The approach was recommended for wider internal sharing as an example of how supplier-led platforms should be evaluated before launch.

Reflection

What this project confirmed

This was the second time in a short period that a platform had been procured and gone live without meaningful design involvement at the point of selection. The PCN project had already made the case for owning our front end. This project showed what happens when that argument has not yet been won. Until it is, design involvement at the point of procurement, before platforms are chosen and deadlines are set, is the next best safeguard.

It also confirmed how I work under pressure. The timeline was tight, the supplier relationship was difficult, and the finish line was clear. It would have been easy to quietly reduce the scope without anyone seeing the full extent of what had been left untested. But the point of the work was to understand the real risk to users, not to get through the review.

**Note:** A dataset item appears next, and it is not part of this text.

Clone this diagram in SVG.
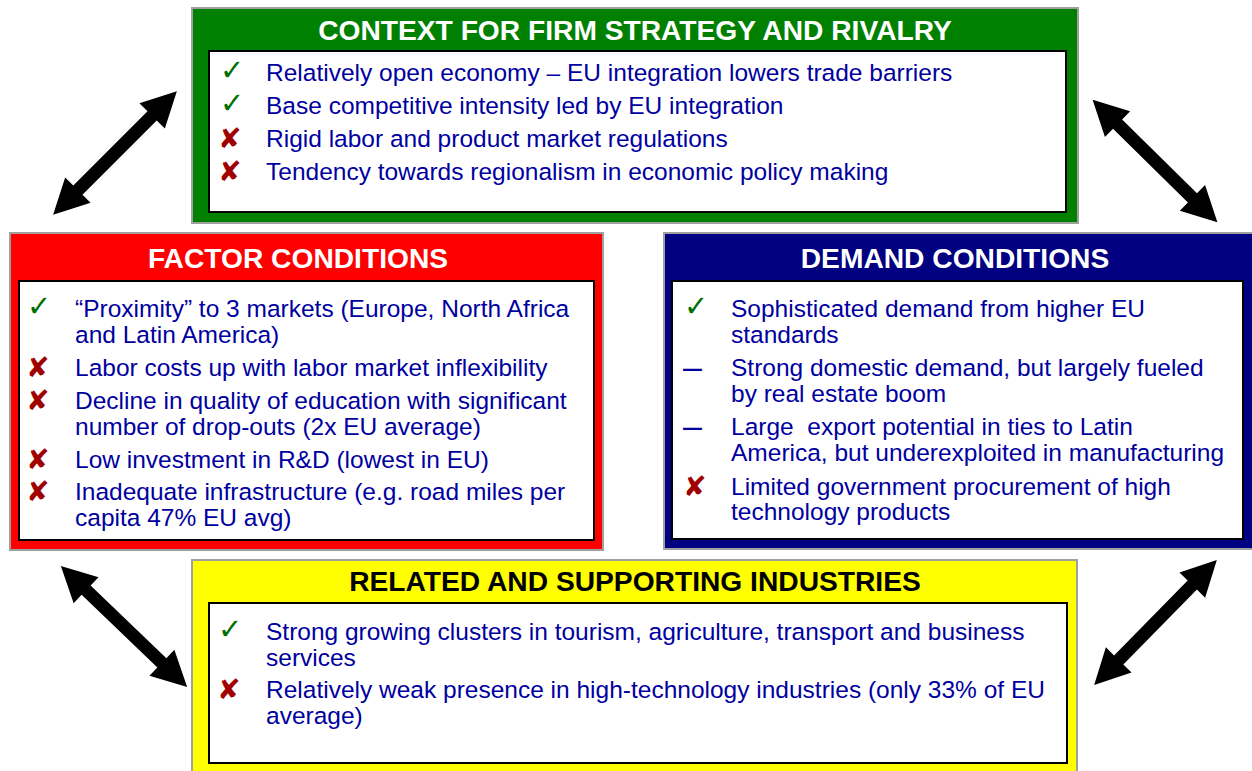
<svg xmlns="http://www.w3.org/2000/svg" xmlns:xlink="http://www.w3.org/1999/xlink" width="1252" height="771" viewBox="0 0 1252 771">
<defs>
<style>
.outer{stroke:#A0A0A0;stroke-width:2}
.inner{fill:#FFFFFF;stroke:#000000;stroke-width:2}
.title{font-family:"Liberation Sans",Arial,sans-serif;font-weight:bold;font-size:28.2px;text-anchor:middle}
.body{font-family:"Liberation Sans",Arial,sans-serif;font-size:24.5px;fill:#0000A0}
.ok{font-family:"DejaVu Sans",sans-serif;font-size:29px;fill:#007000}
.no{font-family:"DejaVu Sans",sans-serif;font-size:28px;fill:#A00000;font-weight:bold}
.dash{font-family:"Liberation Sans",Arial,sans-serif;font-size:34px;fill:#0000A0}
</style>
<polygon id="arr" points="-87.5,0 -52.5,-18 -52.5,-6.5 52.5,-6.5 52.5,-18 87.5,0 52.5,18 52.5,6.5 -52.5,6.5 -52.5,18" fill="#000000"/>
</defs>
<rect width="1252" height="771" fill="#FFFFFF"/>

<g id="connectors">
<use xlink:href="#arr" href="#arr" transform="translate(115,153) rotate(-45)"/>
<use xlink:href="#arr" href="#arr" transform="translate(1155,161) rotate(44.5)"/>
<use xlink:href="#arr" href="#arr" transform="translate(124,626.5) rotate(43.8)"/>
<use xlink:href="#arr" href="#arr" transform="translate(1155.5,622.5) rotate(-45.5)"/>
</g>

<g id="context">
<rect class="outer" x="192" y="8" width="886" height="215" fill="#008000"/>
<rect class="inner" x="209" y="51" width="857" height="161"/>
<text class="title" x="635" y="40" fill="#FFFFFF">CONTEXT FOR FIRM STRATEGY AND RIVALRY</text>
<text class="ok" x="220" y="80">✓</text>
<text class="body" x="266" y="81">Relatively open economy – EU integration lowers trade barriers</text>
<text class="ok" x="220" y="113">✓</text>
<text class="body" x="266" y="114">Base competitive intensity led by EU integration</text>
<text class="no" x="218" y="148">✘</text>
<text class="body" x="266" y="147">Rigid labor and product market regulations</text>
<text class="no" x="218" y="181">✘</text>
<text class="body" x="266" y="180">Tendency towards regionalism in economic policy making</text>
</g>

<g id="factor">
<rect class="outer" x="10" y="233" width="593" height="317" fill="#FF0000"/>
<rect class="inner" x="19" y="281" width="575" height="259"/>
<text class="title" x="298" y="268" fill="#FFFFFF">FACTOR CONDITIONS</text>
<text class="ok" x="27" y="316">✓</text>
<text class="body" x="75" y="317">“Proximity” to 3 markets (Europe, North Africa</text>
<text class="body" x="75" y="343">and Latin America)</text>
<text class="no" x="26" y="377">✘</text>
<text class="body" x="75" y="376">Labor costs up with labor market inflexibility</text>
<text class="no" x="26" y="410">✘</text>
<text class="body" x="75" y="409">Decline in quality of education with significant</text>
<text class="body" x="75" y="435">number of drop-outs (2x EU average)</text>
<text class="no" x="26" y="469">✘</text>
<text class="body" x="75" y="468">Low investment in R&amp;D (lowest in EU)</text>
<text class="no" x="26" y="501">✘</text>
<text class="body" x="75" y="500">Inadequate infrastructure (e.g. road miles per</text>
<text class="body" x="75" y="526">capita 47% EU avg)</text>
</g>

<g id="demand">
<rect class="outer" x="664" y="233" width="590" height="316" fill="#000080"/>
<rect class="inner" x="672" y="281" width="571" height="258"/>
<text class="title" x="955" y="268" fill="#FFFFFF">DEMAND CONDITIONS</text>
<text class="ok" x="684" y="316">✓</text>
<text class="body" x="731" y="317">Sophisticated demand from higher EU</text>
<text class="body" x="731" y="343">standards</text>
<text class="dash" x="683" y="378">–</text>
<text class="body" x="731" y="376">Strong domestic demand, but largely fueled</text>
<text class="body" x="731" y="402">by real estate boom</text>
<text class="dash" x="683" y="437">–</text>
<text class="body" x="731" y="435">Large&#160; export potential in ties to Latin</text>
<text class="body" x="731" y="461">America, but underexploited in manufacturing</text>
<text class="no" x="683" y="496">✘</text>
<text class="body" x="731" y="495">Limited government procurement of high</text>
<text class="body" x="731" y="520">technology products</text>
</g>

<g id="related">
<rect class="outer" x="192" y="560" width="885" height="215" fill="#FFFF00"/>
<rect class="inner" x="209" y="603" width="858" height="160"/>
<text class="title" x="635" y="591" fill="#000000">RELATED AND SUPPORTING INDUSTRIES</text>
<text class="ok" x="218" y="639">✓</text>
<text class="body" x="266" y="640">Strong growing clusters in tourism, agriculture, transport and business</text>
<text class="body" x="266" y="666">services</text>
<text class="no" x="217" y="699">✘</text>
<text class="body" x="266" y="698">Relatively weak presence in high-technology industries (only 33% of EU</text>
<text class="body" x="266" y="724">average)</text>
</g>
</svg>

So I didn't cut it short.

The usability issues that went live unresolved were the clearest lesson. They were documented, escalated, and set aside because they fell on the wrong side of a boundary.

The line between accessibility and usability is a legal distinction, not a human one.

If I could do one thing differently, I would have completed the synthesis. A numbered list of issues showed what was fixed. Mapping findings back to user needs would have shown something more important. Not what was fixed, but what was accepted.